The architecture-first approach
The apps that survive real traffic are not the ones built fastest, they are the ones where infrastructure decisions were made before application code was written.
Specifically: containerization (so the app runs identically across environments), health checks (so the infrastructure knows when to restart a service), horizontal autoscaling (so traffic spikes do not require manual intervention), CI/CD pipelines (so fixes can be deployed quickly and safely), and observability (so failures are visible).
These decisions are not optional extras. They are the baseline requirements for production software. And they need to be made at the start, not after launch.
This is the reason 8080.AI generates Dockerfiles, Helm charts, health checks, CI/CD pipelines, and comprehensive test suites as part of the build process not as deployment utilities, but as outputs of the engineering agents themselves.
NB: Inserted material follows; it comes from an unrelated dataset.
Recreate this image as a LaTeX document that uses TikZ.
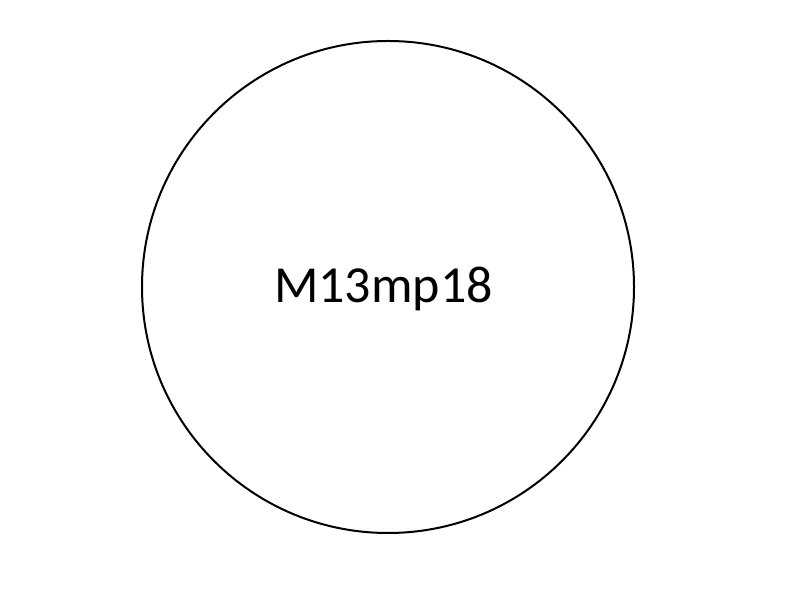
\documentclass[tikz,border=0pt]{standalone}
\usepackage{fontspec}
\setmainfont{Carlito}
\begin{document}
\begin{tikzpicture}[x=1pt,y=1pt,
  ring/.style={circle,draw=black,line width=2pt,minimum size=492pt,inner sep=0pt},
  lbl/.style={font=\fontsize{52}{60}\selectfont,inner sep=0pt,anchor=base}]
\useasboundingbox (0,0) rectangle (800,600);
\node[ring] (c) at (388,313) {};
\node[lbl] (t) at (383.5,297) {M13mp18};
\end{tikzpicture}
\end{document}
The infrastructure is not configured after the application is finished; it exists from the first commit.
Whether or not that specific approach fits your stack, the principle applies universally: the infrastructure question has to be answered before the application question. The failure modes described above are predictable. Predictable means preventable.
Production readiness checklist
Before launching an AI-built app, the following should exist:
- [ ] All secrets and API keys managed as environment variables, not hardcoded
- [ ] Database queries reviewed for indexing and N+1 patterns
- [ ] Auth edge cases covered by integration tests
- [ ] Error monitoring and alerting configured
- [ ] API rate limiting and cost modelling in place
- [ ] Application containerized and running identically in staging and production
- [ ] Health checks implemented and verified
- [ ] Autoscaling configured and tested
- [ ] CI/CD pipeline for safe, fast deployments
None of these require specialized DevOps expertise. All of them require being decided before launch.
The Question to Ask Before You Ship
Not "does this work?"
"What happens when a hundred people use this at once?"
The answer to that question needs to exist before your users find it for you.